Given entries

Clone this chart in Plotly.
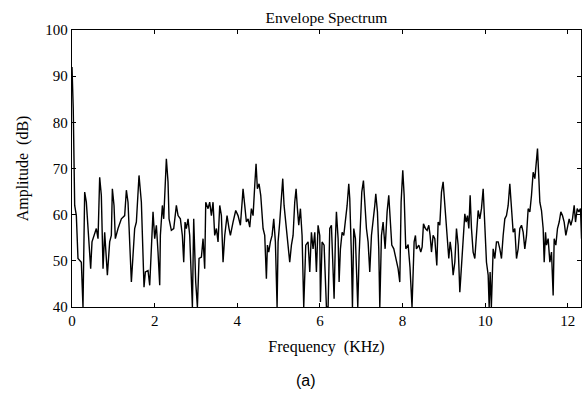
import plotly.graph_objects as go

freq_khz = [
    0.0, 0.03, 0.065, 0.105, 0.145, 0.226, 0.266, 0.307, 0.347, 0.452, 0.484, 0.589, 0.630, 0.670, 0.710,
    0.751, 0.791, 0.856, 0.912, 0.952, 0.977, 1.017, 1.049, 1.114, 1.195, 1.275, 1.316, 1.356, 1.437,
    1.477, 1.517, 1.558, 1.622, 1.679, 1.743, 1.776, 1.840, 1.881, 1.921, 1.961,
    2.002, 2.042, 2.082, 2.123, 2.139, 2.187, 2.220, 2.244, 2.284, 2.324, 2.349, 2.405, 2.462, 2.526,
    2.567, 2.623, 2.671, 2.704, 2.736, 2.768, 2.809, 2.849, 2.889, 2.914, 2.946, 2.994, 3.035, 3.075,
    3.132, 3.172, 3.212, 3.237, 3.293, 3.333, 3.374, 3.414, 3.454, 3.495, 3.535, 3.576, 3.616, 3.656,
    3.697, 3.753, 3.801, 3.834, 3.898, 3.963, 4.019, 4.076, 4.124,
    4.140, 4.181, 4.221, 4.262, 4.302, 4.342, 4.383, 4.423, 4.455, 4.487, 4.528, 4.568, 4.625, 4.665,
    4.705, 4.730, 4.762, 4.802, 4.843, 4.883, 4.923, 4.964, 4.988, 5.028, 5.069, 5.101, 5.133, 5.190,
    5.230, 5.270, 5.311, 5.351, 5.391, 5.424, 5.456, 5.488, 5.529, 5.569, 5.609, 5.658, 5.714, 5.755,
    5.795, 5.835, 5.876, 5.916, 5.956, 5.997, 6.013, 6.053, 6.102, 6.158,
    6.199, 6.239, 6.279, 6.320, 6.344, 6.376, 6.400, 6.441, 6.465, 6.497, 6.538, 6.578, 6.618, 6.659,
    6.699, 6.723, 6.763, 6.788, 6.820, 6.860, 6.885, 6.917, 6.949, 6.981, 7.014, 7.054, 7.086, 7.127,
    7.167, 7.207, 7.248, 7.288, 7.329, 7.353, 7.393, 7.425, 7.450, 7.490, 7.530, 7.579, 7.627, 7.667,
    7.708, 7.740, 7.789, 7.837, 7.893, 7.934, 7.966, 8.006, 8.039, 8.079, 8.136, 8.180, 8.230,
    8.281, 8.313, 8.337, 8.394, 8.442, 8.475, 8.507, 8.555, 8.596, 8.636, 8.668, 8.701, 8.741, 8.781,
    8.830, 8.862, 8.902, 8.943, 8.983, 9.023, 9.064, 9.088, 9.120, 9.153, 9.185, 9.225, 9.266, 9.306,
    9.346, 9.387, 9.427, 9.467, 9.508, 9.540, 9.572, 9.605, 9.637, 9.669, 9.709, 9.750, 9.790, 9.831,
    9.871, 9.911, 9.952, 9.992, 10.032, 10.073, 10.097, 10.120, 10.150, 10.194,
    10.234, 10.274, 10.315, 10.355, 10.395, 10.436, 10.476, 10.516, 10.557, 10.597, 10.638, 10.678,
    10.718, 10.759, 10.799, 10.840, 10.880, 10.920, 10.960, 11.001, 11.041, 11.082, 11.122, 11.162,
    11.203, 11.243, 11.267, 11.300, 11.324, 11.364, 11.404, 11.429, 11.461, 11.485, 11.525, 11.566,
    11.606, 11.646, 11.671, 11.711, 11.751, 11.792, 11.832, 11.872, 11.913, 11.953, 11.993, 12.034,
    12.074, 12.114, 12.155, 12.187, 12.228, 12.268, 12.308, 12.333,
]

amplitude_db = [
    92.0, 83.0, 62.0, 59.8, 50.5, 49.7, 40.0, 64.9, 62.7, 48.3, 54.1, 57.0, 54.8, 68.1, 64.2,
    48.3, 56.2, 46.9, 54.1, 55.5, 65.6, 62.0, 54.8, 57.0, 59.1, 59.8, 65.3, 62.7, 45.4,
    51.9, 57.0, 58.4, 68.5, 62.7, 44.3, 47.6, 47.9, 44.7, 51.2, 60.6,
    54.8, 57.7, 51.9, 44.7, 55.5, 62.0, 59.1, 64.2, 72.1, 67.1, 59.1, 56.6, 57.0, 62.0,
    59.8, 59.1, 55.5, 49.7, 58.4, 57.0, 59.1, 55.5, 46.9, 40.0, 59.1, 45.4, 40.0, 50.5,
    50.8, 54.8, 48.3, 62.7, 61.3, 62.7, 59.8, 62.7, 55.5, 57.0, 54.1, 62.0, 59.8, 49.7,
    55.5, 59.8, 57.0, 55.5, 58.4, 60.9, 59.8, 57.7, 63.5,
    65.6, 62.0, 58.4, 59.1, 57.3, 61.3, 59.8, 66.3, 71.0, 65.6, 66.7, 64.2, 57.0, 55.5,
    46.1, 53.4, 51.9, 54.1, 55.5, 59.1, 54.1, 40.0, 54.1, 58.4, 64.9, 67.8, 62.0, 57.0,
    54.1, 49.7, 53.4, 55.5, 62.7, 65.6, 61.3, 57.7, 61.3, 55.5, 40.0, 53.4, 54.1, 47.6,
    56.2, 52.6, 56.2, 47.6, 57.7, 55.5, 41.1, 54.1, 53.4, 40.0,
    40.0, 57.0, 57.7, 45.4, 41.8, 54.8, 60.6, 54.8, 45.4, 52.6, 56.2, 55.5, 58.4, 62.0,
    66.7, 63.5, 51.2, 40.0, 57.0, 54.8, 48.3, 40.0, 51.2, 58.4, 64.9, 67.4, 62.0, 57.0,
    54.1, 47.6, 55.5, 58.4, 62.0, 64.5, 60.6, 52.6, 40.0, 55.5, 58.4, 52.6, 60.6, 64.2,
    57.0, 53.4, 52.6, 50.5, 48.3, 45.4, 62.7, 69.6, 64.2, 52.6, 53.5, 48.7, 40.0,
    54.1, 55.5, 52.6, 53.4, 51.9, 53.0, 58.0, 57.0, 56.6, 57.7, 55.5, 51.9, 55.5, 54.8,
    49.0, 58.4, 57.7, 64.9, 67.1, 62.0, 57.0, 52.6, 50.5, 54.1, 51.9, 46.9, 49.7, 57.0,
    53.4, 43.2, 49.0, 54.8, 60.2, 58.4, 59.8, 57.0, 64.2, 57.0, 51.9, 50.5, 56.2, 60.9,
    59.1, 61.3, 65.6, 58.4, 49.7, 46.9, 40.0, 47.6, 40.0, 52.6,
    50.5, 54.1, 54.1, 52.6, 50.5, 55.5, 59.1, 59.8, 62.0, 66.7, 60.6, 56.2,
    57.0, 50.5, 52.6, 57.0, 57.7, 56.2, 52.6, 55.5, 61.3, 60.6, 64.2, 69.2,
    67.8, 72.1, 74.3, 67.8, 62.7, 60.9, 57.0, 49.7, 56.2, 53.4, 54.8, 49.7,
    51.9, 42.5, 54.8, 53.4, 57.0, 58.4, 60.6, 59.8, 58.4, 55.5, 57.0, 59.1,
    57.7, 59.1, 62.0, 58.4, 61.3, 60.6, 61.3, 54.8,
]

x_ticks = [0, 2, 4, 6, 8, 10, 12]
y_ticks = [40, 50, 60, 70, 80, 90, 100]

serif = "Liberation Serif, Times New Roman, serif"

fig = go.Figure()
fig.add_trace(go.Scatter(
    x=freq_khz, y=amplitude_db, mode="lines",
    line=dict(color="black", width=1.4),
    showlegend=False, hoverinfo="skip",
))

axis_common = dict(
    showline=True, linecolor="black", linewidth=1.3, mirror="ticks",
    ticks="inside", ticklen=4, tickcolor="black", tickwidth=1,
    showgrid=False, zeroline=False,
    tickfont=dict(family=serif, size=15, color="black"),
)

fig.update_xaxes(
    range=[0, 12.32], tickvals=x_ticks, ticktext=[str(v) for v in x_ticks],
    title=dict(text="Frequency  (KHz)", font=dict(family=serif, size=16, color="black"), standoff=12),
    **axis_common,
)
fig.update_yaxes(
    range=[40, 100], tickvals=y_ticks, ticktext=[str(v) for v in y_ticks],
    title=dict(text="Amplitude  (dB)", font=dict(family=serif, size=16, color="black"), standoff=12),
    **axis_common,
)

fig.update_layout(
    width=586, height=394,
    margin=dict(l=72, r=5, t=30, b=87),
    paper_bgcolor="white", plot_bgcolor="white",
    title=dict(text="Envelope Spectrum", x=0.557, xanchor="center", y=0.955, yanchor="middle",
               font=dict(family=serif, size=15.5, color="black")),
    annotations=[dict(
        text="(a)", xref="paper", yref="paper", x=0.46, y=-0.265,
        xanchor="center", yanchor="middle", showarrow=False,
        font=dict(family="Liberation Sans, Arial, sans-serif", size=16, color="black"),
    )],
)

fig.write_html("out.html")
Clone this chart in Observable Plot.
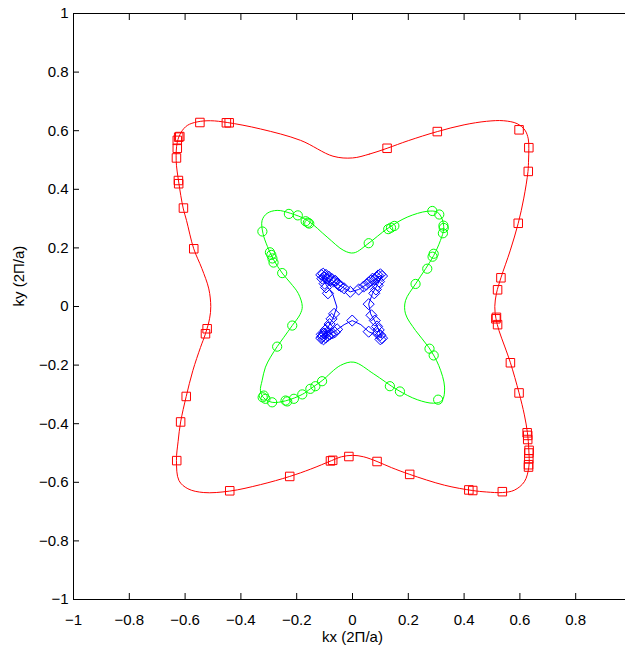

Written task
Only the lines from the start of the records to the line with "import plotly.graph_objects as go" belong in the copy. Print them exactly, minus pictures.

Solution below
Clone this chart in Plotly.
import plotly.graph_objects as go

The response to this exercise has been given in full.